Chelsea’s 1-0 victory over Manchester United yesterday was one of the most important results of the season, not just because it put them one step closer to winning the Premier League title, but also due to the manner of the win.

The game showed how Chelsea could potentially go onto more success in the near future, should Jose Mourinho find ways to fix the few flaws in the side. Namely, a lack of width going forward and a tendency to lose concentration at the back at crucial moments, both of which were evident at Stamford Bridge yesterday evening and both appear to be problems Mourinho is keen to fix once the transfer window opens for the summer.

In the first half, Chelsea were far too narrow and Fabregas found it difficult to make the defence-splitting passes that we came to enjoy and expect in the first half of the season.

It wasn’t until later on, as United pushed further and further up the pitch, that Chelsea threatened as an attacking unit when they were able to break away from defence. At the back, although Chelsea defended brilliantly for the most part, there moments of danger which were wholly avoidable. One such incident was the header from Wayne Rooney which went over the bar- the England captain being left with a yard of space on all sides after he his run wasn’t tracked.

Had that resulted in an equaliser, it would have been reminiscent of the goal from David Luiz that cost Chelsea further progression in the Champions League. As it is, it highlighted Chelsea’s at times defensive frailties against the very best opposition which comes as a surprise if one thinks back to Mourinho’s first spell as Chelsea manager when the team conceded just 12 goals in the 2004/05 season. Conceding soft goals has, as well as progress in Europe, cost Chelsea points away at Man Utd, Spurs and Southampton, and home and away to Man City to name just a few, so this is bound to be something to be addressed once the season is over.

Saying that, however, yesterday’s performance showed once again Chelsea’s potential to shut out the very best, should these errors be rectified for good. The Reds, despite having 70% of possession, created very little. The closest the away side came had David de Gea celebrating – only for him to realise that Rooney had put his effort wide. That was practically it in the first half, and the biggest fright of all for Chelsea was in stoppage time when Herrera threw himself to the ground and referee Dean’s whistle blew – only to give a free kick the other way as he got the call spot on.

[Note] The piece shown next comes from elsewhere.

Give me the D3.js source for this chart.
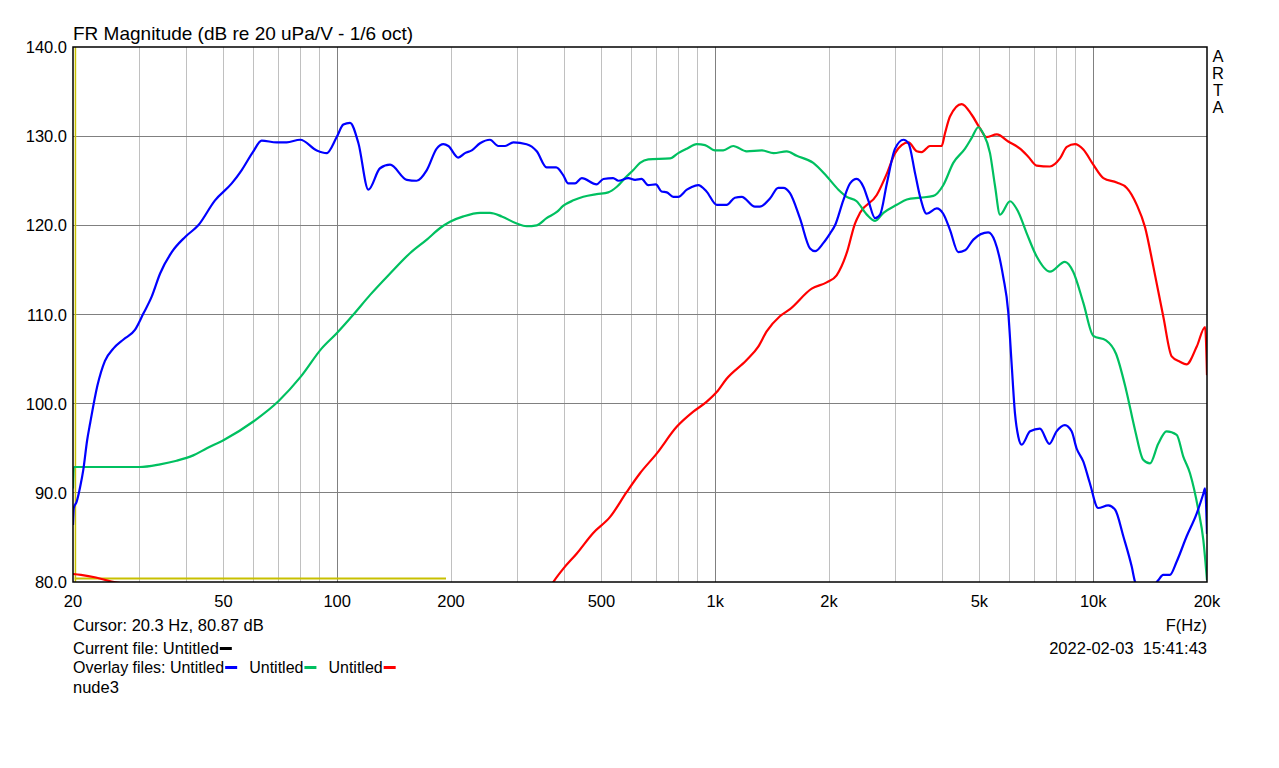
<!DOCTYPE html>
<html><head><meta charset="utf-8">
<script src="https://cdn.jsdelivr.net/npm/d3@7"></script>
<style>
html,body{margin:0;padding:0;background:#fff;}
svg{display:block;font-family:"Liberation Sans",Arial,sans-serif;}
</style></head>
<body>
<svg id="c" width="1279" height="768"></svg>
<script>
// ---- data (frequency Hz, dB) ----
const xTickLabels = [[20,"20"],[50,"50"],[100,"100"],[200,"200"],[500,"500"],[1000,"1k"],[2000,"2k"],[5000,"5k"],[10000,"10k"],[20000,"20k"]];
const yTicks = [80,90,100,110,120,130,140];
const blueFreq = [20,20.1,20.45,20.9,21.3,21.8,22.2,23.2,24.3,25.6,27.2,29.2,30.7,32.3,34,36.5,39.6,42.9,47.5,52.6,55.9,60,63.1,69.1,73.5,79.8,88.3,93.8,99.7,103.8,108.1,113.8,120.9,129.8,138,152.8,162.2,172.6,183.3,190.9,196.8,209,217.8,227,238.7,253.6,266.7,278,292.4,317,337.2,358,379.4,396.5,408.5,425.7,443.6,485.6,505.9,537,554.5,589,613.8,638.6,665.2,696.6,721.2,744.7,774.8,798.4,841.4,867,901.6,948.4,1009,1072,1127,1175,1274,1313,1396,1468,1514,1577,1675,1782,1837,1931,2014,2075,2182,2274,2367,2467,2541,2649,2730,2845,2991,3148,3246,3380,3484,3625,3855,4011,4179,4395,4581,4819,5275,5495,5781,5959,6083,6209,6336,6470,6808,7229,7655,7999,8413,8768,9034,9417,9795,10304,10960,11430,12018,12648,12910,13715,14860,15313,15950,16630,17660,18790,19560,19760,20000];
const blueDb = [86.4,88.3,89.0,90.7,92.6,95.9,97.8,102.0,104.8,106.2,107.2,108.3,110.1,112.0,114.6,117.0,118.7,120.0,122.8,124.7,126.2,128.3,129.5,129.3,129.3,129.6,128.4,128.1,129.9,131.3,131.5,129.2,124.0,126.4,126.8,125.1,125.0,126.2,128.6,129.1,128.9,127.6,128.1,128.4,129.2,129.6,128.9,128.9,129.3,129.1,128.3,126.5,126.5,125.6,124.7,124.7,125.3,124.6,125.2,125.3,125.0,125.3,125.1,125.2,124.5,124.6,123.8,123.7,123.2,123.2,124.0,124.3,124.5,123.8,122.3,122.3,123.1,123.2,122.1,122.1,123.0,124.2,124.2,123.6,120.8,117.4,117.1,118.0,119.1,120.0,122.8,124.7,125.2,124.3,122.8,120.8,121.2,124.7,128.6,129.6,129.2,125.8,123.2,121.3,121.9,121.3,119.5,117.0,117.2,118.4,119.2,118.2,114.2,110.3,104.5,98.9,96.3,95.4,96.9,97.2,95.5,96.9,97.6,96.9,95.0,93.5,91.1,88.3,88.6,88.1,85.1,81.7,80.0,78.5,80.2,80.8,80.8,82.3,85.1,87.7,89.9,90.5,85.4];
const greenFreq = [20,20.1,25,30,34,37.6,41.6,45.2,50,60,70,80,91,99.7,110.4,122.2,138,156,172.6,187.2,198.8,215.7,238.7,253.6,272.4,298.5,317,337.2,358,381.1,396.5,421.6,447.7,485.6,521.2,548.3,583.4,607.2,632.5,665.2,759,798.4,841.4,893.4,939.7,998.5,1050,1116,1211,1328,1426,1546,1643,1817,1972,2118,2228,2367,2518,2649,2786,3022,3213,3484,3777,4011,4264,4581,4770,4966,5118,5333,5495,5669,6023,6336,6670,7087,7685,8413,8852,9417,10006,10810,11490,12210,12910,13560,14130,14860,15630,16630,17300,18030,18970,19560,20000];
const greenDb = [90.5,92.9,92.9,92.9,93.2,93.6,94.2,95.0,95.9,98.0,100.3,103.0,106.2,107.9,110.0,112.2,114.6,116.9,118.4,119.7,120.4,121.0,121.4,121.4,121.0,120.2,119.9,120.0,120.8,121.5,122.2,122.8,123.2,123.5,123.7,124.3,125.5,126.2,127.0,127.4,127.5,128.1,128.6,129.1,129.0,128.4,128.4,128.9,128.3,128.4,128.1,128.3,127.8,127.0,125.5,124.0,123.2,122.7,121.2,120.5,121.4,122.3,122.9,123.1,123.3,124.5,127.0,128.6,129.8,131.0,130.3,128.1,124.5,121.2,122.7,121.5,119.1,116.5,114.8,115.9,114.8,111.3,107.6,107.1,105.6,101.6,97.0,93.7,93.3,95.5,96.9,96.5,94.1,92.2,88.1,84.7,80.2];
const redFreq = [20,21,23,25,26.5,30,355,373,396.5,430.4,475.6,527.2,583.4,632.5,700,790.9,875,948.4,1009,1072,1211,1300,1368,1483,1577,1800,1972,2095,2228,2343,2416,2675,2845,2991,3113,3246,3413,3518,3699,3971,4053,4179,4487,4770,5013,5222,5560,5959,6402,6733,7087,7685,8167,8516,8950,9417,10006,10640,11540,12270,13040,13710,14420,15320,16130,16960,17650,18790,19770,20000];
const redDb = [80.9,80.8,80.5,80.1,79.9,79.2,78.5,80.0,81.5,83.2,85.5,87.3,90.1,92.2,94.4,97.4,99.1,100.2,101.3,102.8,104.9,106.4,108.1,109.8,110.6,112.9,113.6,114.4,116.9,120.2,121.4,123.4,125.8,128.1,129.0,129.3,128.3,128.2,128.9,128.9,130.3,132.2,133.6,132.4,130.9,129.9,130.2,129.4,128.6,127.7,126.7,126.6,127.5,128.8,129.1,128.5,126.8,125.3,124.8,124.2,122.3,119.8,115.4,109.8,105.3,104.7,104.4,106.4,108.6,103.2];
const yellowFreq = [20.2,194];
const yellowDb = [80.4,80.4];
const cursorFreq = 20.3;

// ---- layout ----
const svg = d3.select("#c");
const L=73,R=1207,T=47,B=582;
const x = d3.scaleLog().domain([20,20000]).range([L,R]);
const y = d3.scaleLinear().domain([80,140]).range([B,T]);

svg.append("defs").append("clipPath").attr("id","pc")
  .append("rect").attr("x",L).attr("y",T).attr("width",R-L).attr("height",B-T);

// grid
const minor=[];
[10,100,1000].forEach(d=>{for(let k=1;k<=9;k++){const f=d*k; if(f>20&&f<20000&&k!==1) minor.push(f);}});
const major=[100,1000,10000];
svg.append("g").selectAll("line").data(minor).join("line")
  .attr("x1",d=>x(d)).attr("x2",d=>x(d)).attr("y1",T).attr("y2",B)
  .attr("stroke","#c0c0c0").attr("stroke-width",1).attr("shape-rendering","crispEdges");
svg.append("g").selectAll("line").data(major).join("line")
  .attr("x1",d=>x(d)).attr("x2",d=>x(d)).attr("y1",T).attr("y2",B)
  .attr("stroke","#808080").attr("stroke-width",1).attr("shape-rendering","crispEdges");
svg.append("g").selectAll("line").data(yTicks.slice(1,-1)).join("line")
  .attr("x1",L).attr("x2",R).attr("y1",d=>y(d)).attr("y2",d=>y(d))
  .attr("stroke","#808080").attr("stroke-width",1).attr("shape-rendering","crispEdges");

// curves
const line = d3.line().curve(d3.curveMonotoneX).x(d=>x(d[0])).y(d=>y(d[1]));
const plot = svg.append("g").attr("clip-path","url(#pc)");
function draw(fs,ds,col,w){
  plot.append("path").datum(fs.map((f,i)=>[f,ds[i]]))
    .attr("d",line).attr("fill","none").attr("stroke",col).attr("stroke-width",w)
    .attr("stroke-linejoin","round");
}
// cursor
plot.append("line").attr("x1",x(cursorFreq)).attr("x2",x(cursorFreq)).attr("y1",T).attr("y2",B)
  .attr("stroke","#c8c000").attr("stroke-width",1.5);
draw(yellowFreq,yellowDb,"#c8c000",2);
draw(redFreq,redDb,"#ff0000",2.2);
draw(greenFreq,greenDb,"#00c060",2.2);
draw(blueFreq,blueDb,"#0000ff",2.2);

// frame
svg.append("rect").attr("x",L).attr("y",T).attr("width",R-L).attr("height",B-T)
  .attr("fill","none").attr("stroke","#000").attr("stroke-width",1.5);

const fs=16.5;
// y labels
svg.append("g").selectAll("text").data(yTicks).join("text")
  .attr("x",L-6).attr("y",d=>y(d)+6).attr("text-anchor","end").attr("font-size",fs)
  .text(d=>d.toFixed(1));
// x labels
svg.append("g").selectAll("text").data(xTickLabels).join("text")
  .attr("x",d=>x(d[0])).attr("y",607).attr("text-anchor","middle").attr("font-size",fs)
  .text(d=>d[1]);

// title
svg.append("text").attr("x",L).attr("y",40).attr("font-size",19)
  .text("FR Magnitude (dB re 20 uPa/V - 1/6 oct)");
// ARTA
["A","R","T","A"].forEach((c,i)=>svg.append("text").attr("x",1218).attr("y",62+i*17)
  .attr("text-anchor","middle").attr("font-size",fs).text(c));

// bottom texts
svg.append("text").attr("x",L).attr("y",631).attr("font-size",fs).text("Cursor: 20.3 Hz, 80.87 dB");
svg.append("text").attr("x",R).attr("y",631).attr("text-anchor","end").attr("font-size",fs).text("F(Hz)");
svg.append("text").attr("x",R).attr("y",654).attr("text-anchor","end").attr("font-size",fs).attr("xml:space","preserve").text("2022-02-03  15:41:43");

function legendLine(yy, size, parts){
  let cx=L;
  parts.forEach(p=>{
    if(p.text!==undefined){
      const t=svg.append("text").attr("x",cx).attr("y",yy).attr("font-size",size).attr("xml:space","preserve").text(p.text);
      cx+=t.node().getComputedTextLength();
    } else {
      svg.append("rect").attr("x",cx+1).attr("y",yy-7).attr("width",12).attr("height",3).attr("fill",p.color);
      cx+=14+(p.gap||0);
    }
  });
}
legendLine(654,fs,[{text:"Current file: Untitled"},{color:"#000"}]);
legendLine(673,16,[{text:"Overlay files: Untitled"},{color:"#0000ff",gap:11},{text:"Untitled"},{color:"#00c060",gap:11},{text:"Untitled"},{color:"#ff0000"}]);
svg.append("text").attr("x",L).attr("y",693).attr("font-size",fs).text("nude3");
</script>
</body></html>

There were periods in the game where one could not help but think back to 2012 and those three unforgettable but unbelievably stressful evenings in the Champions League in London, Barcelona and Munich when a vastly inferior Chelsea side sat back for much of the game only to launch a decisive blow to their opponent when it was least expected. The differences in individual quality between Chelsea and their opponent were not quite the same yesterday, and Mourinho’s readiness to adopt such pragmatic tactics is, was and will continue to be the source of some frustration to Chelsea fans who wish to see the team play with an abandon worthy of Premiership champions.

They should remember that this year, as it has been in the past, Mourinho’s tactical brain has been perhaps the club’s biggest asset, even among the footballing skill of Hazard, Fabregas, Costa etc. Going forward, it is likely to remain that way, and yesterday was evidence of that as the Portuguese outsmarted his one time tutor, Louis van Gaal. Mourinho has revitalised the career of John Terry and made a star out of Kurt Zouma, superb yesterday as the second holding midfielder alongside Nemanja Matic, and given balance to a team that only two years ago resembled a poor impression of a random team from Spain.

He will pit his talent against another old foe next week in the shape of Arsene Wenger, against whom he has never lost, and against whose team Chelsea will probably have to spend most of the time without the ball once again and will rely on the midfield trio of Hazard, Oscar and Arsenal old boy Fabgregas to score when they have the space, it being unlikely that Didier Drogba will return to the form that made him Arsenal’s most feared opponent in the recent past.

The Ivorian, who can’t be questioned for his work rate, is waning faster than most expected after returning in the summer. As it is unlikely that either Remy or Costa will be fit to face the Gunners, it is likely that he will slip back into a deeper position to mark Sanchez and co. out of the game, the way he did with Rooney for the majority of yesterday.

It is probable and almost certain that Chelsea will win the league this season. They have been assisted by the collapse of Manchester City and the slow rebuilding going on at Old Trafford and the Emirates, but yesterday’s match showed once again how Chelsea are perhaps the most balanced team in England, the one that combines work rate and skill better than anyone else, and also this country’s best hope of European success in the near future. The bulk of the credit for that should go to one man.